#### Available records ####
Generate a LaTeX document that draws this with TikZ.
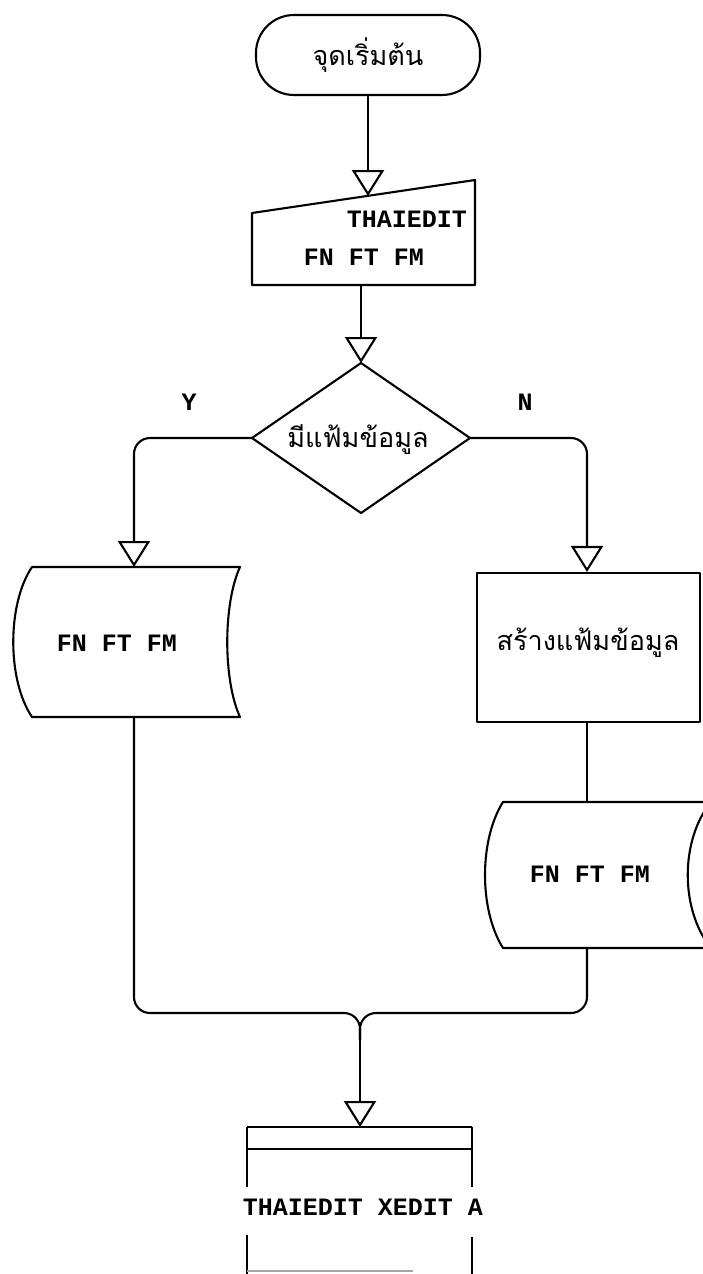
####
#### Available records ####
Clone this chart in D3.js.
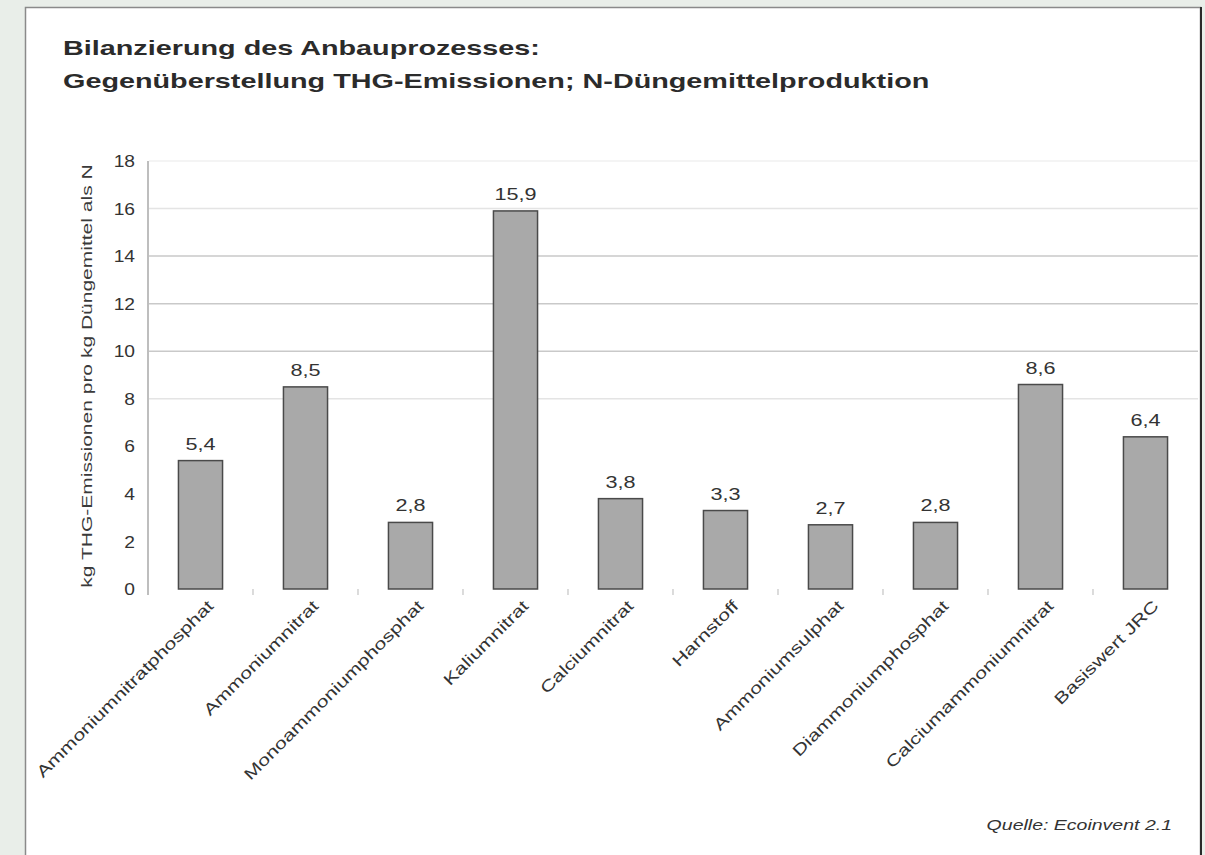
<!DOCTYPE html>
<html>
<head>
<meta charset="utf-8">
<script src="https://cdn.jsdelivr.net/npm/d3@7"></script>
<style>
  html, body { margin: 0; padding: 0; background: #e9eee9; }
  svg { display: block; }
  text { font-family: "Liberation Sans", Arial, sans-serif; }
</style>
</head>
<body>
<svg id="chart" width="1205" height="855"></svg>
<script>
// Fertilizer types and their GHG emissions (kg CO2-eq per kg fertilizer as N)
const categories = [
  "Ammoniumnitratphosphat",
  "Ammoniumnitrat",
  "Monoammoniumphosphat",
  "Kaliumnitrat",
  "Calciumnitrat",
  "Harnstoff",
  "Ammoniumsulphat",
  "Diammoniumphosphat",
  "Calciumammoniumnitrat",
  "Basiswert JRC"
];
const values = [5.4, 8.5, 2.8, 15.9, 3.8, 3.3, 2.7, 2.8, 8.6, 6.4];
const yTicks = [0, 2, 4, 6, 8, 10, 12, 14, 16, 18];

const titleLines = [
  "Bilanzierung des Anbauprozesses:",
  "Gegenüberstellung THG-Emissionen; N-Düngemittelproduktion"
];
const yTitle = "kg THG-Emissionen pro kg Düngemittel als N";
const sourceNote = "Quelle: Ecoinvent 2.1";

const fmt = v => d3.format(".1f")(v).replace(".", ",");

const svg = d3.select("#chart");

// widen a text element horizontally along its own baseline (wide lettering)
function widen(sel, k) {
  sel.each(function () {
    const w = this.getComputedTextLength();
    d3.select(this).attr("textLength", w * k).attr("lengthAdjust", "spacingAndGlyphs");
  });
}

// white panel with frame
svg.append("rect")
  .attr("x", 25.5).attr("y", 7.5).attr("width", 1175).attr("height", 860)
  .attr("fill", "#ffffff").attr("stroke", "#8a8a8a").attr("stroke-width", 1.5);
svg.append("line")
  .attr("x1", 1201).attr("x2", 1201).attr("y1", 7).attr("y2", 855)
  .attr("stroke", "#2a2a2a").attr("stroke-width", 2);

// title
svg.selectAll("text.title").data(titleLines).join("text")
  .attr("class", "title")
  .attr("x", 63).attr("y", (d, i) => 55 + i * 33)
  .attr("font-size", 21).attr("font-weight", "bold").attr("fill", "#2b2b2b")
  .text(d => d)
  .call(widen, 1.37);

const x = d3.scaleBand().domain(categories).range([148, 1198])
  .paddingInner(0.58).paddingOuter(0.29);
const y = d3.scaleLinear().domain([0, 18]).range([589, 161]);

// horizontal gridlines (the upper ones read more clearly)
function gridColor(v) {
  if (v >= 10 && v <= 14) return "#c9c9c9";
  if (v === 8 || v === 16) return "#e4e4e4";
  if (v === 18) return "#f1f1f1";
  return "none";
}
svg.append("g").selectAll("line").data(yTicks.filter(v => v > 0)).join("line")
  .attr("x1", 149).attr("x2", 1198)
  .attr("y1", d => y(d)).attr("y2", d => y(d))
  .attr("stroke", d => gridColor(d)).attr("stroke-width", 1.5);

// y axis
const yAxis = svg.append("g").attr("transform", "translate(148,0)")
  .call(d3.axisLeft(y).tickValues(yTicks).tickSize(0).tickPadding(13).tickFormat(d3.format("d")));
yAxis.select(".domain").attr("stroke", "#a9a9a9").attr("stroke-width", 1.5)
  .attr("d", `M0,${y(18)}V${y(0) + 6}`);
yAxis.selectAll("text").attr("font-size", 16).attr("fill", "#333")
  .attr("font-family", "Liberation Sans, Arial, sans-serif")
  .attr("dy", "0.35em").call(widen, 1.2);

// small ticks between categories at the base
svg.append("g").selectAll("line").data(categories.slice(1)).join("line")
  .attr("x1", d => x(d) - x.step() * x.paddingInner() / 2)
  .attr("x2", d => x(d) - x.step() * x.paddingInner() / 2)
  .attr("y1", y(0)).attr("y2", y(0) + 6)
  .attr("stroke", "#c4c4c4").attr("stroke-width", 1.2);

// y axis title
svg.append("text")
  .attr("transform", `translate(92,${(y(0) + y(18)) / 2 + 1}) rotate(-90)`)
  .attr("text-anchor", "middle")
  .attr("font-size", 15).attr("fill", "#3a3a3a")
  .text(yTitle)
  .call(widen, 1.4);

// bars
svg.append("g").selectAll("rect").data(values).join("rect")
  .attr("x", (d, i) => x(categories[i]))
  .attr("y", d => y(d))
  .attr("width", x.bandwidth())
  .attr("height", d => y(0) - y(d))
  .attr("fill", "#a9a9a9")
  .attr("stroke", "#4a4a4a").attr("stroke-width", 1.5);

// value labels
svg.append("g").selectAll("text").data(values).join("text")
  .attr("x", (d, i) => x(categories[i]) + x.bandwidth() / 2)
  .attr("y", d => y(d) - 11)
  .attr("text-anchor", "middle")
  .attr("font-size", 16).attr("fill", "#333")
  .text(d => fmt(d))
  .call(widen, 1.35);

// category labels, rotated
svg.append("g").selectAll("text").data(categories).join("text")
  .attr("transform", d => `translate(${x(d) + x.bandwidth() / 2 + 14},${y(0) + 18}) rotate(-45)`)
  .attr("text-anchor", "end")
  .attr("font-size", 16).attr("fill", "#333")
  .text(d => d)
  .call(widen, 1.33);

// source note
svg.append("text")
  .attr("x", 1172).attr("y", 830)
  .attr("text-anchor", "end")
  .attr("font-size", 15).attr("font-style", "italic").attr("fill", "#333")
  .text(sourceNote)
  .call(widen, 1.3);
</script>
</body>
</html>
####
#### Available records ####
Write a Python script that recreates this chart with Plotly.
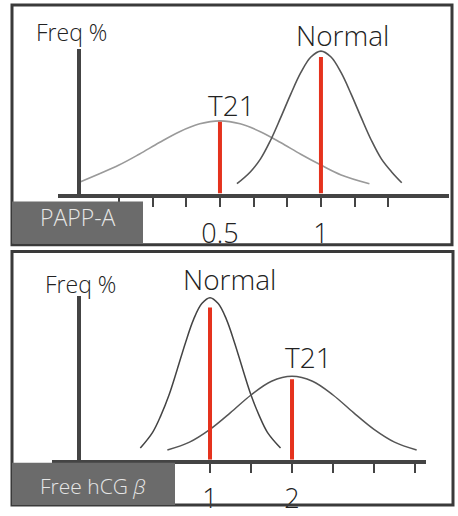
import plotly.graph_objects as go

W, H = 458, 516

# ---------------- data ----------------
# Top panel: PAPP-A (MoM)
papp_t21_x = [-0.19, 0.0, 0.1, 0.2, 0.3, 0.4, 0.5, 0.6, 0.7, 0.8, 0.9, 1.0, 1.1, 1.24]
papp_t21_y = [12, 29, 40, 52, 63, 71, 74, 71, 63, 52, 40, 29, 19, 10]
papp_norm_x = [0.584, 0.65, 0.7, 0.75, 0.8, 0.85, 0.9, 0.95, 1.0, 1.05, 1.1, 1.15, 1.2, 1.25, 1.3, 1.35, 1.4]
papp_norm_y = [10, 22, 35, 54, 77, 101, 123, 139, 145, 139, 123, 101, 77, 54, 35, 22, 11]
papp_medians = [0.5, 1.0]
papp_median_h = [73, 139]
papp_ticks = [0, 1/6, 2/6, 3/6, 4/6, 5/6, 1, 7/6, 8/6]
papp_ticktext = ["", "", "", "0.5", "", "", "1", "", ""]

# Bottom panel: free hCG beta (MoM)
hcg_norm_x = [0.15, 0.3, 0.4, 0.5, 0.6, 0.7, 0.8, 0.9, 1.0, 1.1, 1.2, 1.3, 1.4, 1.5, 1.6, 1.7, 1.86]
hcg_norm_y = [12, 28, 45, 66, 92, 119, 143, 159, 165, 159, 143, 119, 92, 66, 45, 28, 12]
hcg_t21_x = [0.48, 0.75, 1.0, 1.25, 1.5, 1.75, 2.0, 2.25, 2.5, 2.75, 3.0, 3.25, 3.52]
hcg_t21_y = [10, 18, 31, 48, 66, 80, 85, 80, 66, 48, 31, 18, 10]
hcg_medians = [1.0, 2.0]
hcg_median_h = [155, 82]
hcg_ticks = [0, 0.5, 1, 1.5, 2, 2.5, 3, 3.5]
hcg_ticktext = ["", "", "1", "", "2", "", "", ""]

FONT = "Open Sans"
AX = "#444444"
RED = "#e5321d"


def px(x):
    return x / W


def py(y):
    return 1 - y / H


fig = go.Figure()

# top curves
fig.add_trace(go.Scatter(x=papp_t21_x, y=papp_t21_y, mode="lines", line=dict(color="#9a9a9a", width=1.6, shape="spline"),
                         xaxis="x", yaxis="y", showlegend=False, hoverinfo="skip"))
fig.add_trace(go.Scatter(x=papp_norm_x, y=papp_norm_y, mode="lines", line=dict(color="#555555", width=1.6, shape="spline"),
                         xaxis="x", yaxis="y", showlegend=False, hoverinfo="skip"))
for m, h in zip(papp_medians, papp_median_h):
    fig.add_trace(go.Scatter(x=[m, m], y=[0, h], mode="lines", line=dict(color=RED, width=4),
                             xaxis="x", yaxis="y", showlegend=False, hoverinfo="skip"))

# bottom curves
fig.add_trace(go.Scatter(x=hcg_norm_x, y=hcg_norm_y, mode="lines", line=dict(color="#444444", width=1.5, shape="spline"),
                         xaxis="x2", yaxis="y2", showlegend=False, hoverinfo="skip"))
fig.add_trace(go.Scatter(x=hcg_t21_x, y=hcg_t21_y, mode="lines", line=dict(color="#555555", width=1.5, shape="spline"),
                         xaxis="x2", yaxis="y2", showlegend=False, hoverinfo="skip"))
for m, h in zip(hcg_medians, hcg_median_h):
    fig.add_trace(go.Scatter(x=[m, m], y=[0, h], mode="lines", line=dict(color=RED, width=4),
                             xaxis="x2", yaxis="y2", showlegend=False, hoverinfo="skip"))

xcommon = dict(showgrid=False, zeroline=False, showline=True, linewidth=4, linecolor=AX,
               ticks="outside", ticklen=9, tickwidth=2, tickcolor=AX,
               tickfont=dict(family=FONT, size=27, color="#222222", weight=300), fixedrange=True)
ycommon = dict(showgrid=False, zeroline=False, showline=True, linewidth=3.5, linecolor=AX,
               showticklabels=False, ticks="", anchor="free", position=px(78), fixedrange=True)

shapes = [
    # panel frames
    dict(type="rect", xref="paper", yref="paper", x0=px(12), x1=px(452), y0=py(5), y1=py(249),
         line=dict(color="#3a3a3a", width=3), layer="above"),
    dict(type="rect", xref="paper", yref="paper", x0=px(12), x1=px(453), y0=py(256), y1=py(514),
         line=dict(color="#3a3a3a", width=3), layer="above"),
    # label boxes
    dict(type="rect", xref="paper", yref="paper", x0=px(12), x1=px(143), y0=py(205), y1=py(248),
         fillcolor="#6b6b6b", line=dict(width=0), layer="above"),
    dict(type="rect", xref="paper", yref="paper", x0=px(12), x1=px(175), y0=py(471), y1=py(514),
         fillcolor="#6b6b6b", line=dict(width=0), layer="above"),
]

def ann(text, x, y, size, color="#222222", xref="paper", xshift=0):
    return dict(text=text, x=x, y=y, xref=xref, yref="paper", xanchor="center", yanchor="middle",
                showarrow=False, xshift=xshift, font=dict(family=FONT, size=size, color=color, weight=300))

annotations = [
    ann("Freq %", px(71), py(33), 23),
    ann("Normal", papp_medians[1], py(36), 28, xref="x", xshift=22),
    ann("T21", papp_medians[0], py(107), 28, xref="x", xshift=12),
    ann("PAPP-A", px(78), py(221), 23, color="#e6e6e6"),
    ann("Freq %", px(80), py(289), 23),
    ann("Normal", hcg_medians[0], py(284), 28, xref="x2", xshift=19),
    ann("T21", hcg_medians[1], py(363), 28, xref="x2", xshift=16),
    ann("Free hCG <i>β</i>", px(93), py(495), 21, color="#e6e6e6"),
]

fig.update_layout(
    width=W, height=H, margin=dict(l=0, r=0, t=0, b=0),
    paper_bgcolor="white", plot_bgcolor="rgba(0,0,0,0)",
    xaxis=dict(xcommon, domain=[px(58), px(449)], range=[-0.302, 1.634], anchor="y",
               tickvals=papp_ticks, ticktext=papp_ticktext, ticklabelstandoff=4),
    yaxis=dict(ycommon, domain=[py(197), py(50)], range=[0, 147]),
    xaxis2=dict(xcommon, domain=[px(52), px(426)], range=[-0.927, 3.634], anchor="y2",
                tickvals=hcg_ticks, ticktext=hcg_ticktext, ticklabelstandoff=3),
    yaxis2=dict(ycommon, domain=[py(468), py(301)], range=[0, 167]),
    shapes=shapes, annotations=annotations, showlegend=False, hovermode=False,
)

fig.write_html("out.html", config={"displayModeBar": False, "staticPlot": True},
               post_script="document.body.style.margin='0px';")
####
◆ **Aim**:
Give only the number of lines in the entries that contain "with".

◆ **Response**:
3